Just How Evil Are You?

Maisonneuve's astrologist uncovers your nasty side

By Lisa Renton May 13, 2005

ARIES
Evil Rating:
High
No matter what the situation, an angry Aries is evil. Very few of them suffer from guilt, which means their tantrums are not mitigated by consequence—picture Groundhog Day with no discernable sense of humour. Words will roar with unchecked venom, and watch out for flying plates!
Redeeming Quality: If you drive them to a pretty meadow, they’ll play like joyous four-year-olds.

TAURUS
Evil Rating:
Medium
Talking to a Taurus who’s convinced of his or her own righteousness is like fighting a drunken peacock. Proud, righteous and vicious, he or she will not give it up. Worse, after consulting the Internet to confirm his or her correctness, he or she will strut. Bastard/Bitch.
Redeeming Quality: If you’re a good sport about their attitude, they’ll cover the cost of your ticket on movie night.

GEMINI
Evil Rating:
Low
A Gemini is an anxious character that needs to analyze and discuss situations to death. Mix these properties with a coffee-shop date and you’ll have one talker ready to go … all … afternoon. Do your best to sneak him or her some decaf.
Redeeming Quality: Can launch a blindingly witty offence against losers that hit on you at bars.

CANCER
Evil Rating:
Medium
Being involved with a Cancer means being anchored to his or her personal wellness.

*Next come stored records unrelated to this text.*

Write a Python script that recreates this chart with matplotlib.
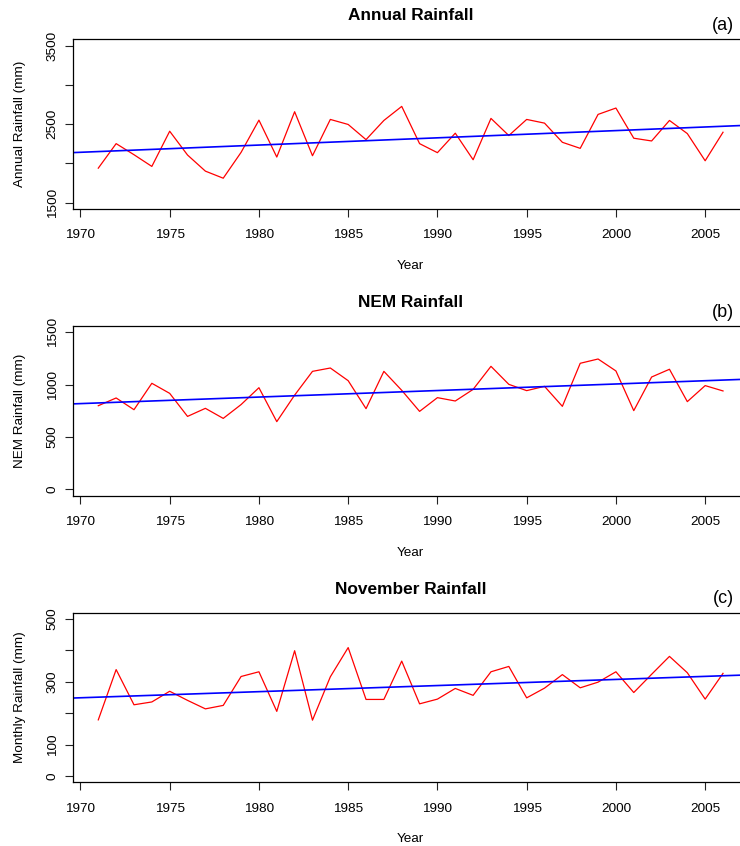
import numpy as np
import matplotlib
matplotlib.use('Agg')
import matplotlib.pyplot as plt

plt.rcParams['font.family'] = ['Liberation Sans', 'DejaVu Sans']

years = list(range(1971, 2007))

annual = [1940, 2252, 2111, 1962, 2410, 2107, 1902, 1812, 2141, 2551,
          2081, 2658, 2098, 2560, 2496, 2303, 2547, 2726, 2252, 2137,
          2385, 2047, 2573, 2355, 2560, 2513, 2269, 2192, 2624, 2705,
          2321, 2286, 2547, 2380, 2034, 2397]

nem = [799, 873, 761, 1013, 917, 697, 774, 678, 810, 971,
       647, 900, 1127, 1159, 1038, 771, 1127, 946, 745, 876,
       844, 955, 1175, 1003, 943, 984, 793, 1204, 1245, 1131,
       752, 1073, 1147, 838, 991, 940]

november = [179, 339, 227, 236, 270, 241, 214, 225, 317, 332,
            206, 399, 178, 316, 409, 244, 244, 366, 230, 245,
            279, 257, 332, 349, 249, 280, 323, 281, 299, 332,
            266, 324, 381, 329, 245, 327]

panels = [
    ('Annual Rainfall', '(a)', 'Annual Rainfall (mm)', annual,
     [1500, 2000, 2500, 3000, 3500], ['1500', '', '2500', '', '3500']),
    ('NEM Rainfall', '(b)', 'NEM Rainfall (mm)', nem,
     [0, 500, 1000, 1500], ['0', '500', '1000', '1500']),
    ('November Rainfall', '(c)', 'Monthly Rainfall (mm)', november,
     [0, 100, 200, 300, 400, 500], ['0', '100', '', '300', '', '500']),
]

W, H = 740, 846
fig = plt.figure(figsize=(W / 100, H / 100), dpi=100)

left_px, right_px = 73.3, 748
tops = [39.3, 326, 612.7]
box_h = 169.7
xlim = (1969.6, 2007.4)

for (title, tag, ylab, vals, yt, ytl), top in zip(panels, tops):
    ax = fig.add_axes([left_px / W, 1 - (top + box_h) / H,
                       (right_px - left_px) / W, box_h / H])
    ax.plot(years, vals, color='#ff0000', lw=0.9)
    # least-squares trend, drawn across the whole axis like abline()
    slope, icpt = np.polyfit(years, vals, 1)
    xs = np.array(xlim)
    ax.plot(xs, icpt + slope * xs, color='#0000ff', lw=1.2)

    ax.set_xlim(*xlim)
    pad = (yt[-1] - yt[0]) * 0.04
    ax.set_ylim(yt[0] - pad, yt[-1] + pad)
    ax.set_xticks(range(1970, 2010, 5))
    ax.set_yticks(yt)
    ax.set_yticklabels(ytl, rotation=90, va='center')
    ax.tick_params(axis='both', length=5.5, width=0.8, labelsize=9.7,
                   color='#222222')
    ax.tick_params(axis='x', pad=9)
    ax.tick_params(axis='y', pad=5)
    for s in ax.spines.values():
        s.set_linewidth(0.9)

    ax.set_xlabel('Year', fontsize=9.7)
    ax.xaxis.set_label_coords(0.5, -51 / box_h)
    ax.set_ylabel(ylab, fontsize=9.7)
    ax.yaxis.set_label_coords(-47 / (right_px - left_px), 0.5)

    ax.text(0.5, 1 + 19 / box_h, title, transform=ax.transAxes,
            ha='center', va='baseline', fontsize=12.4, fontweight='bold')
    ax.text((723 - left_px) / (right_px - left_px), 1 + 9.3 / box_h, tag,
            transform=ax.transAxes, ha='center', va='baseline', fontsize=13)

fig.savefig('out.png', dpi=100)
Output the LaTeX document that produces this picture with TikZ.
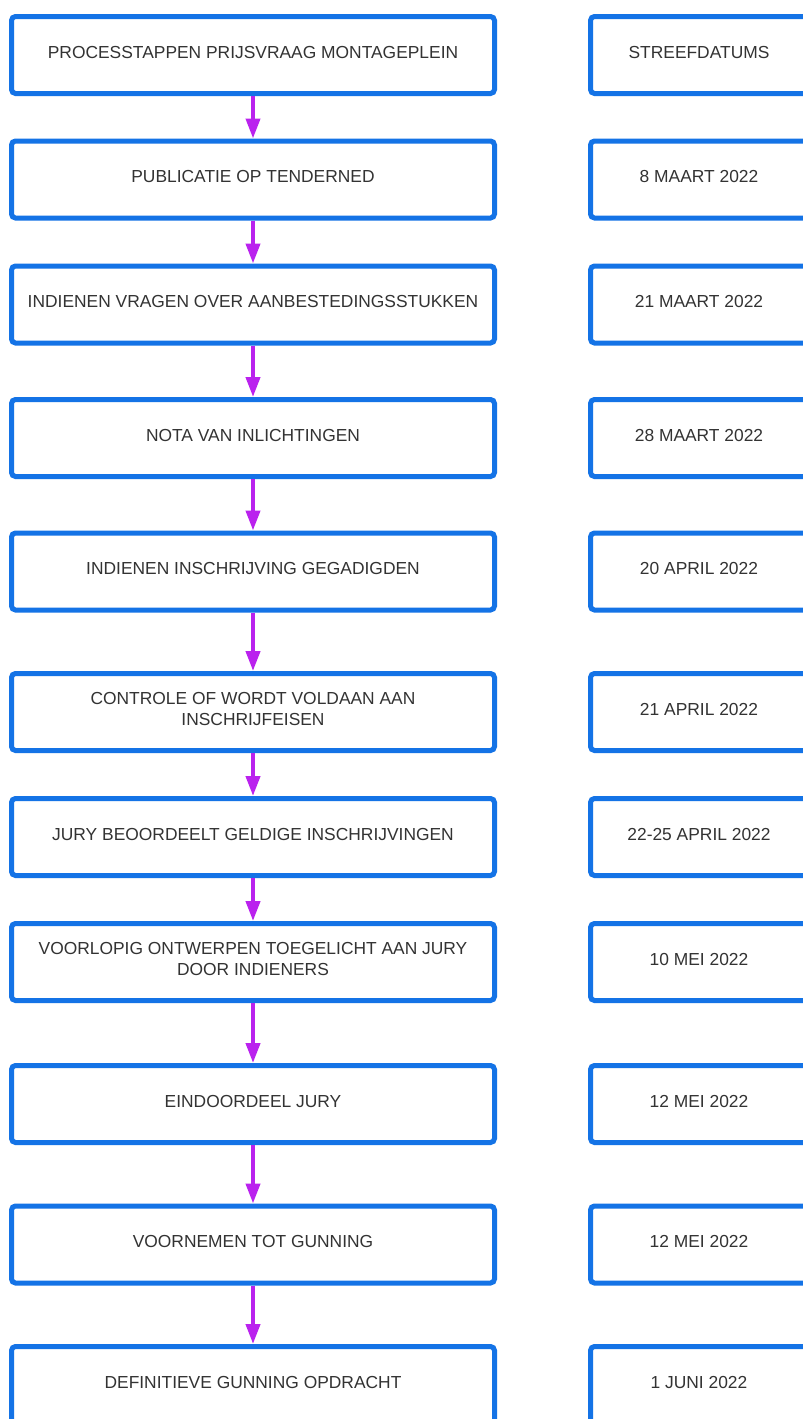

You will be continually called upon to confirm affection in verbal, physical, emotional and monetary terms. Best to maintain the constancy of your love, lest you be walloped with a sullen tirade of “poor me” by the deeply offended Cancer.
Redeeming Quality: They buy kick-ass gifts.

LEO
Evil Rating:
High
Leos tend to ignore social niceties and will stop at nothing to direct attention back to themselves. They are poison at parties and in the office. But don’t blame them; they move in a universe of one. Plus, if they get angry enough, we could all be wiped out.
Redeeming Quality: The praise of a Leo is like sitting in a sunbeam.

VIRGO
Evil Rating:
Medium
Being close with a Virgo islike going on a long date with your nana. He or she’ll want youperfect: fixing your hair, correcting your posture and delinting yoursweater. He or she will even stoop to “do it like this” motions.Intolerable.
Redeeming Quality: They’ll build you a perfect bookcase while you lean back and only pretend to help.

LIBRA
Evil Rating:
Low
Libras have diplomacy engrained so deeply that they are incapable of evil. But this trait can come back to haunt them—for instance, when trying to end a relationship. Incapable of rejecting someone outright, a Libra-initiated breakup is the emotional equivalent of slowly removing a large Band-Aid from the hairiest, most sensitive, patch of flesh the human body has to offer.
Redeeming Quality: They’ll chill with grandpa on Christmas Day, when no one else has the patience.

SCORPIO
Evil Rating:
High
If you ever beat a Scorpio at anything, the game is not over. Unbeknownst to you, the competition will continue until (a) he or she is thoroughly the winner and you are a wilted shadow of your former self, or (b) he or she is dead.
Redeeming Quality: Gives no-holds-barred business advice.

SAGITTARIUS
Evil Rating:
Medium
Imagine being in mid-hangover; nausea, violent headaches and gulfs of self-loathing are accompanied by a Sagittarian’s off-colour humour about your appearance and a long tirade about his or her “breakfast cure.”
Redeeming Quality: When you break up with someone, Sag will take you out for a Jägermeister-infused adventure in the park.

CAPRICORN
Evil Rating:
Medium
Capricorns will never scream back when you need them to. If you are foot-poundingly, seethingly furious and just need someone to throw it back in your face, they will take you by the hand and tell you they understand. ARRRGAG!
Redeeming Quality: Adorably prone to laughing at unfunny jokes.

AQUARIUS
Evil Rating:
High
Aquarians will shamelessly describe the glories of their existence for anyone who will listen—often while stroking their hair and striking (what they think) is an alluring pose, all without a drop of irony. Pure evil.
Redeeming Quality: Can get you in anywhere.


PISCES
Evil Rating:
Medium
Worst travelling companion ever. (“Ummmm, you decide. I’m not really committed, so whatever—whatever you prefer …”) x (twenty-one days) x (thirteen countries) x (only two pairs of pants) = one pisces stranded, and beaten, in Laos.
Redeeming Quality: Dances with you on an empty dance floor, when everyone else is too cool.